I bring up this subject not to confuse you but aid you. Remember we’ve done three steps to come up with a logical model. First get all concepts; second get all objects and attributes; third determine relationships between object. In fact during the first and second step, OO experience can help you in DD. They’re similar because they all aim to analyze the world and organize it in structured ways. They’re not totally split.

However, the aim of OO and DD are opposite, so to speak. OO aims to organize codes in flexible ways so that future maintenance won’t change previous codes. DD aims to organize data in a way that allow rapid access of data.

So much discussion now. Let’s move next.

3. Database design: physical model

After we got the logical model, we need to turn it into physical model. If the logical model is beautiful, this step will lead to no further problem.

Some terminology first:

Primary key(PK) : a unique number for each row, usually 1,2,3,4… and stores in a column called id.

Foreign key(FK) : a column that stores the primary key of other table. Functions like a pointer.

Logical key(LK) : a column that provides easy keywords for query, usually appears in WHERE clause.

Let’s see an example how to turn logical model to physical model.

This is part of the logical model we got. Now all we have to do is adding PK to each table and project the “belong to” relation to a FK.

The physical model will look like this:

It’s a convention to use tablename_id to name the column of FK.

By the same method we can add artist and genre table to it. Here’s the outcome:

When we’ve come this far, we’re almost finished. The last thing to do is implementation. In fact using a database tool will be easier than wring code to do it.

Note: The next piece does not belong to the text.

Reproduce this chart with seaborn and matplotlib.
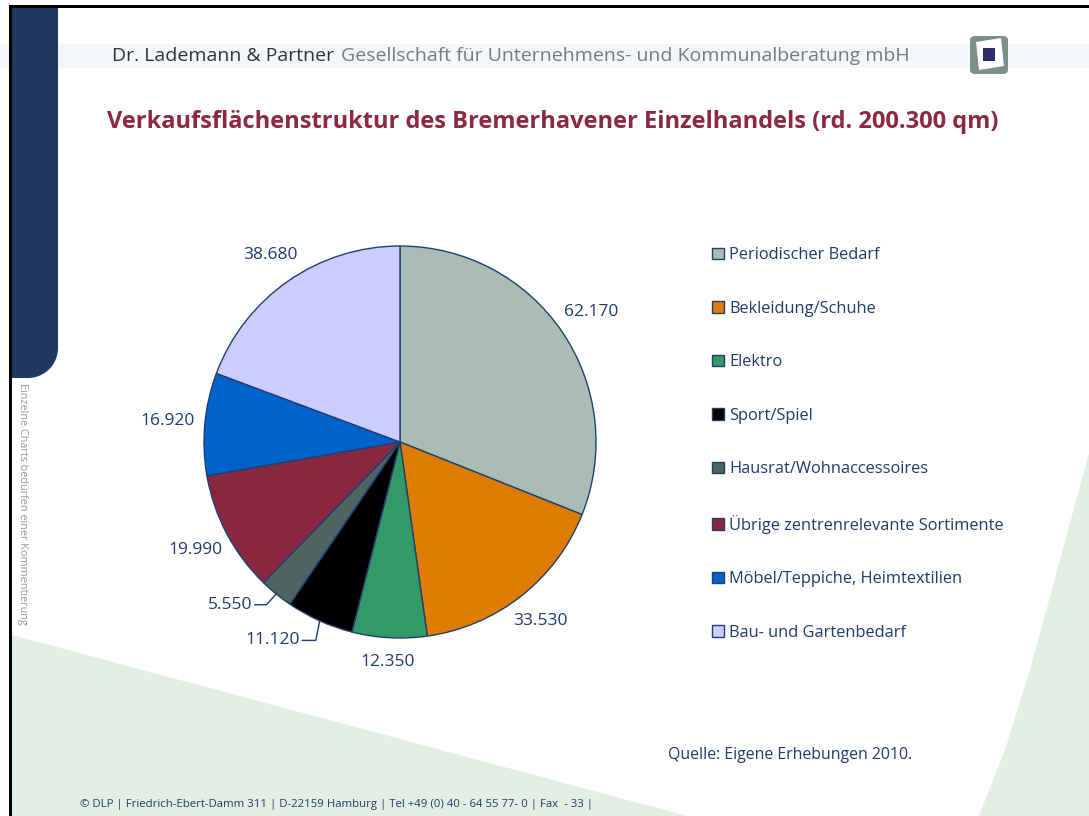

Now when we want to inset data, we need to designate the FK. The question remains is how to get data from many tables linked by FK?We can use JOIN … ON …, a powerful SQL command.

For example, if we want to see track.title-album.title-artist.name, we can write this SQL:

SELECT Track.title, Album.title, Artist.name FROM Track JOIN Album JOIN Artist ON Track.Album_id=Album.id AND Album.Artist_id=Artist.id

It may seem complicated at first glance, but naming convention saves the day.

4. Many-to-many relationships

I’ve been avoiding this topic. This is the hard part. Once you got the hang of one-to-many, let’s look at this problem.

I said that “to make matters simple, let’s now assume an album has only one artist”. This is not the fact however. an artist has many albums for sure, and sometimes an album has many artists, say a collection of different singers. This suggests that the relationship between album and artist is many-to-many. If we put that into logical model, it look like this.

The problem is we can’t add FK of each other in tables. We need to do something else.

The answer is called junction table. Junction table has only FK. Its aim is to establish the connection between tables.

The physical model like be like this:

Of course we can add extra information in junction table to describe the attributes of relations. We’ll save it here. How to get the data using junction table? We can still use JOIN … ON …

SELECT Artist.name, Album.title FROM Artist JOIN A-A JOIN Album ON A-A.Artist_id=Artist.id AND A-A.Album_id=Album.id

Same as we do one-to-many relationships.

Well, how to understand it?

Many-to-many is one way to describe relationship. The meaning of junction table is to describe how to describe relationship. By providing a description of describing relationship we can decompose complex relations and reconstruct them to our need.